On ''The Wire,'' from the streets to the schools, the characters suffer for their evil or good acts

By Michael Endelman
September 25, 2006 at 04:00 AM EDT
The Wire: Paul Schiraldi

”The Wire”: It’s payback time

Here’s a question for fashion-savvy readers: When wearing a loose-fitting turquoise robe-and-pajamas ensemble, where should one hide a giant handgun? As our favorite thugged-out homosexual and crook robber Omar Little discovered at the beginning of this episode, silk pj’s just don’t have a strong enough waistband to hold up a pistol, in the front or the back. That’s why whenever I stroll out to the corner store for Cheerios, I just leave the gun on the top of the fridge. Besides being pretty amusing, the opening scene hinted that the stick-up man is still on the hunt for bigger ”wolves,” as he put it, something he proved later on in the hour by snatching the re-up package from a bodega. (One quick question for eagle-eyed viewers: What novel was Omar’s boyfriend reading at the breakfast table? That would be Drama City, by George Pelecanos, who also writes and produces for The Wire.)

This episode had a very eye-for-an-eye theme: It was filled with retribution. First up was Barksdale loyalist Bodie, who, after sweating to turn a desolate corner into a busy one, got an unwanted reward: the attention of nascent kingpin Marlo, who basically calls checkmate on Bodie. (Wasn’t it pitiful to see the once powerful Slim Charles capitulate to Marlo’s bullheaded tactics?) Payback #2: After embarrassing Mayor Royce in last week’s debate, the Carcetti campaign is now the target of petty harassment from City Hall, including ear-shattering jackhammers outside their HQ. Payback #3: After getting wind of Detective Freamon’s subpoenas, the always vindictive Major Rawls snuck in his ”Trojan horse,” Lt. Charlie Marimow, to take over the major crimes unit. Marimow is the season’s best new villain, for sure. He says he’s ”not just a suit,” but it’s clear that’s exactly what he is: a smarmy mole whose only purpose is to keep Freamon and Greggs from airing any dirty laundry before election day. And since Marlo doesn’t seem to be ”dropping any bodies,” Marimow orders the pair off the drug case. Showing some compassion for once, Rawls says he’ll try to find space in homicide for the pair of sleuths. Here’s my prediction for the next couple shows: Someone’s gonna find those lime-covered corpses in the row houses soon enough, and once they do, Freamon and Greggs will resume their Marlo hunt. Though this time they’ll be coming at him from the homicide department.

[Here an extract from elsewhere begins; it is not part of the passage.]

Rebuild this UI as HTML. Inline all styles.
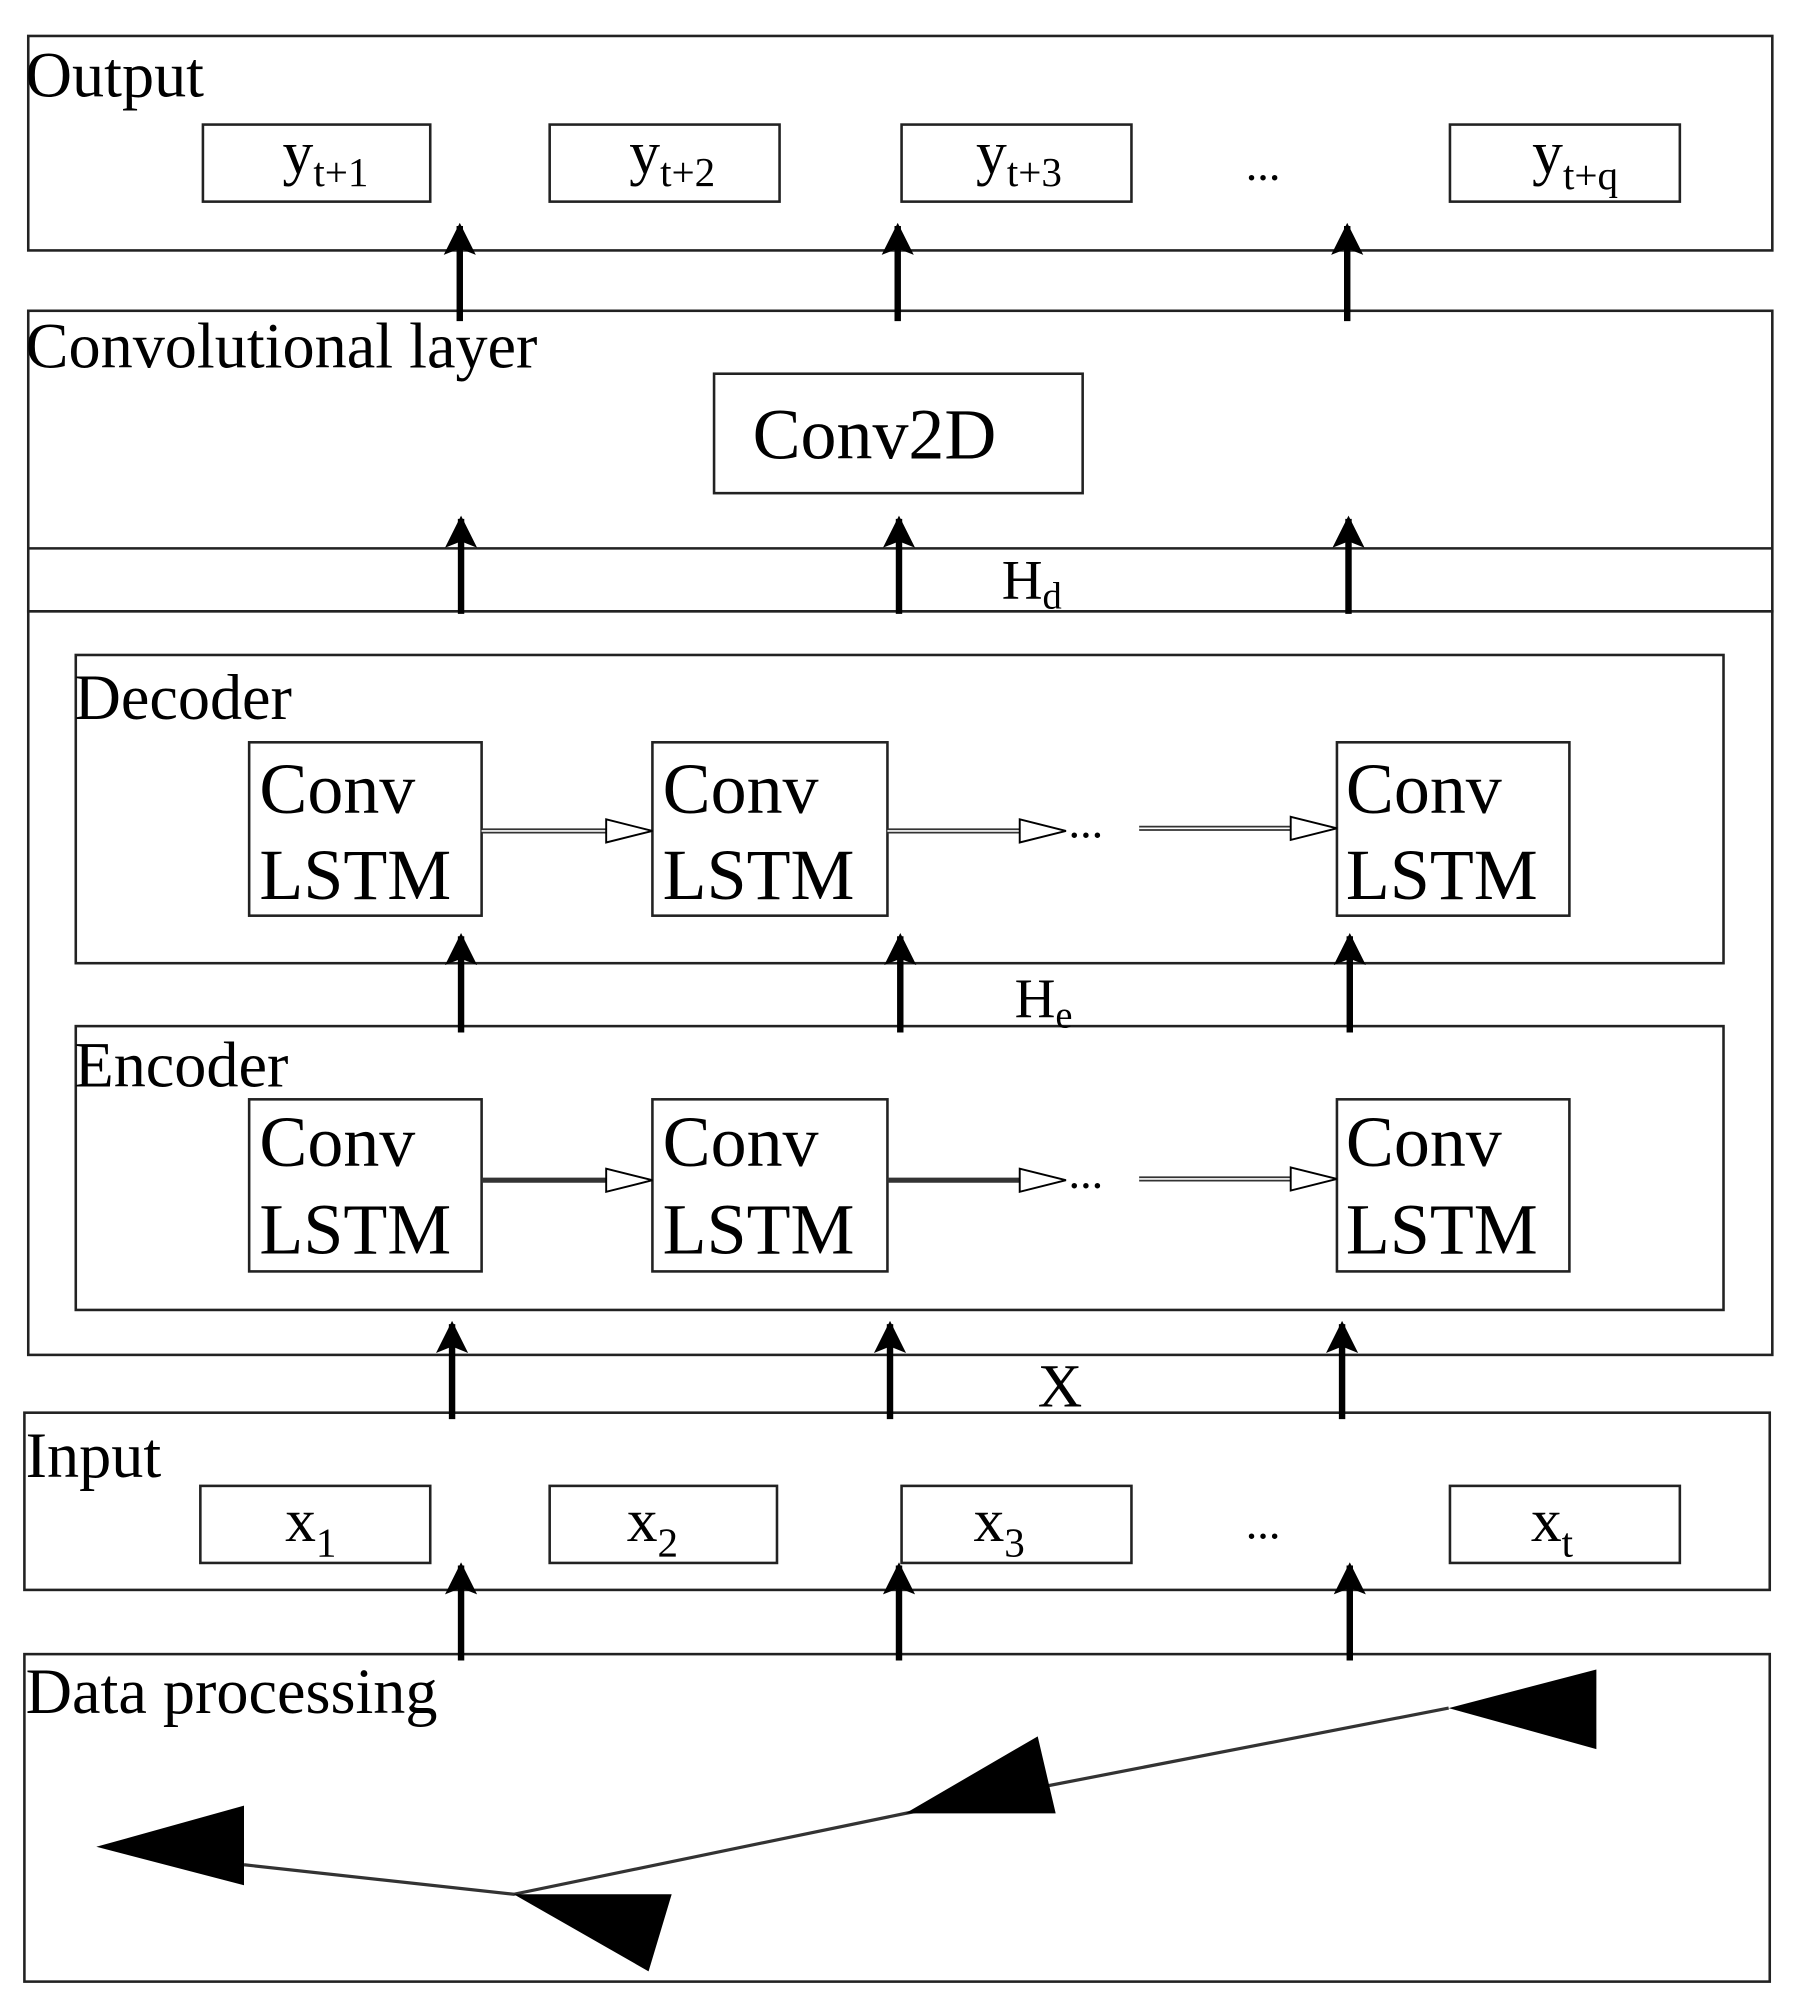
<!DOCTYPE html>
<html><head><meta charset="utf-8"><style>
html,body{margin:0;padding:0;background:#fff;}
svg{display:block;}
text{font-family:"Liberation Serif",serif;fill:#000;}
</style></head><body>
<svg width="1798" height="2015" viewBox="0 0 1400 1569" preserveAspectRatio="none" xmlns="http://www.w3.org/2000/svg">
<defs>
<marker id="ah" viewBox="0 0 10 10" refX="9" refY="5" markerWidth="5" markerHeight="7" markerUnits="strokeWidth" orient="auto">
<path d="M0,0 L10,5 L0,10 L2,5 z" fill="#000"/></marker>
<marker id="ho" viewBox="0 0 20 12" refX="20" refY="6" markerWidth="36" markerHeight="22" markerUnits="userSpaceOnUse" orient="auto">
<path d="M0.5,0.5 L19.5,6 L0.5,11.5 z" fill="#fff" stroke="#000" stroke-width="1"/></marker>
</defs>
<g fill="none" stroke="#222" stroke-width="2">
<rect x="22" y="28" width="1358" height="167"/>
<rect x="158" y="97" width="177" height="60"/>
<rect x="428" y="97" width="179" height="60"/>
<rect x="702" y="97" width="179" height="60"/>
<rect x="1129" y="97" width="179" height="60"/>
<rect x="22" y="242" width="1358" height="234"/>
<line x1="22" y1="427" x2="1380" y2="427"/>
<rect x="556" y="291" width="287" height="93"/>
<rect x="22" y="476" width="1358" height="579"/>
<rect x="59" y="510" width="1283" height="240"/>
<rect x="59" y="799" width="1283" height="221"/>
<rect x="194" y="578" width="181" height="135"/>
<rect x="508" y="578" width="183" height="135"/>
<rect x="1041" y="578" width="181" height="135"/>
<rect x="194" y="856" width="181" height="134"/>
<rect x="508" y="856" width="183" height="134"/>
<rect x="1041" y="856" width="181" height="134"/>
<rect x="19" y="1100" width="1359" height="138"/>
<rect x="156" y="1157" width="179" height="60"/>
<rect x="428" y="1157" width="177" height="60"/>
<rect x="702" y="1157" width="179" height="60"/>
<rect x="1129" y="1157" width="179" height="60"/>
<rect x="19" y="1288" width="1359" height="255"/>
</g>
<g stroke="#000" stroke-width="5" marker-end="url(#ah)">
<line x1="358" y1="250" x2="358" y2="176"/>
<line x1="699" y1="250" x2="699" y2="176"/>
<line x1="1049" y1="250" x2="1049" y2="176"/>
<line x1="359" y1="478" x2="359" y2="404"/>
<line x1="700" y1="478" x2="700" y2="404"/>
<line x1="1050" y1="478" x2="1050" y2="404"/>
<line x1="359" y1="804" x2="359" y2="729"/>
<line x1="701" y1="804" x2="701" y2="729"/>
<line x1="1051" y1="804" x2="1051" y2="729"/>
<line x1="352" y1="1105" x2="352" y2="1031"/>
<line x1="693" y1="1105" x2="693" y2="1031"/>
<line x1="1045" y1="1105" x2="1045" y2="1031"/>
<line x1="359" y1="1293" x2="359" y2="1219"/>
<line x1="700" y1="1293" x2="700" y2="1219"/>
<line x1="1051" y1="1293" x2="1051" y2="1219"/>
</g>
<g stroke="#333" stroke-width="4">
<line x1="375" y1="647" x2="475" y2="647"/>
<line x1="691" y1="647" x2="796" y2="647"/>
<line x1="887" y1="645" x2="1008" y2="645"/>
<line x1="375" y1="919" x2="475" y2="919"/>
<line x1="691" y1="919" x2="796" y2="919"/>
<line x1="887" y1="918" x2="1008" y2="918"/>
</g>
<g stroke="#fff" stroke-width="1.3">
<line x1="375" y1="647" x2="475" y2="647"/>
<line x1="691" y1="647" x2="796" y2="647"/>
<line x1="887" y1="645" x2="1008" y2="645"/>
<line x1="887" y1="918" x2="1008" y2="918"/>
</g>
<g fill="#fff" stroke="#000" stroke-width="1.5">
<path d="M472,638 L508,647 L472,656 z"/>
<path d="M794,638 L830,647 L794,656 z"/>
<path d="M1005,636 L1041,645 L1005,654 z"/>
<path d="M472,910 L508,919 L472,928 z"/>
<path d="M794,910 L830,919 L794,928 z"/>
<path d="M1005,909 L1041,918 L1005,927 z"/>
</g>
<polyline points="190,1452 400,1475 705,1412 1128,1330" fill="none" stroke="#333" stroke-width="2.5"/>
<g fill="#000">
<polygon points="75,1438 190,1406 190,1468"/>
<polygon points="400,1475 523,1475 505,1535"/>
<polygon points="705,1412 822,1412 808,1352"/>
<polygon points="1128,1330 1243,1300 1243,1362"/>
</g>
<g font-size="50">
<text x="20" y="75">Output</text>
<text x="20" y="286">Convolutional layer</text>
<text x="58" y="560">Decoder</text>
<text x="58" y="846">Encoder</text>
<text x="20" y="1150">Input</text>
<text x="20" y="1334">Data processing</text>
</g>
<g font-size="48">
<text x="220" y="135">y<tspan font-size="32" dy="10">t+1</tspan></text>
<text x="490" y="135">y<tspan font-size="32" dy="10">t+2</tspan></text>
<text x="760" y="135">y<tspan font-size="32" dy="10">t+3</tspan></text>
<text x="1193" y="135">y<tspan font-size="32" dy="12">t+q</tspan></text>
<text x="970" y="140" font-size="36">...</text>
<text x="222" y="1200">x<tspan font-size="32" dy="12">1</tspan></text>
<text x="488" y="1200">x<tspan font-size="32" dy="12">2</tspan></text>
<text x="758" y="1200">x<tspan font-size="32" dy="12">3</tspan></text>
<text x="1192" y="1200">x<tspan font-size="32" dy="12">t</tspan></text>
<text x="970" y="1198" font-size="36">...</text>
<text x="780" y="466" font-size="44">H<tspan font-size="30" dy="8">d</tspan></text>
<text x="790" y="792" font-size="44">H<tspan font-size="30" dy="8">e</tspan></text>
<text x="808" y="1095" font-size="48">X</text>
<text x="832" y="652" font-size="36">...</text>
<text x="832" y="925" font-size="36">...</text>
</g>
<text x="586" y="357" font-size="56">Conv2D</text>
<g font-size="56">
<text x="202" y="633">Conv</text><text x="202" y="700">LSTM</text>
<text x="516" y="633">Conv</text><text x="516" y="700">LSTM</text>
<text x="1048" y="633">Conv</text><text x="1048" y="700">LSTM</text>
<text x="202" y="908">Conv</text><text x="202" y="976">LSTM</text>
<text x="516" y="908">Conv</text><text x="516" y="976">LSTM</text>
<text x="1048" y="908">Conv</text><text x="1048" y="976">LSTM</text>
</g>
</svg>
</body></html>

And lastly, payback #4 came down hard on former police major Bunny Colvin — the focal point of season 3’s ”Amsterdam” experiment/debacle — who has now found the only job he can, as a security director at a Baltimore hotel. But just as he learned last year, sometimes what you think is the right thing to do is the thing that will get you canned. The politics of the real world once again bit Bunny on the ass, but he’s landed a far more interesting gig: helping a professor with his sociology experiment, by being ”a field researcher, a liaison operating in the urban environment.” Good for Bunny — his highly developed sense of morals is just too strong for the private sector. I wonder which of the kids from Edward J. Tilghman Middle School the professor will pick for his ”target group”: Dukie? Randy? Michael?

And speaking of school, Prez had a predictably horrible first week, though who would’ve guessed that season 4’s first bloodbath would be in his classroom? It’s obvious that Prez has to get back in touch with his inner tough guy: Neither the ”soft eyes” nor the deer-in-the-headlights stare is working very well.

What do you think? Will Marlo help Proposition Joe and Slim Charles battle off encroaching dealers from New York City? Will Michael stay loyal to Bodie? Or is Marlo going to snatch the smart kid away for himself? And is Bodie going to switch to Marlo’s package or stay loyal to the Barksdale crew?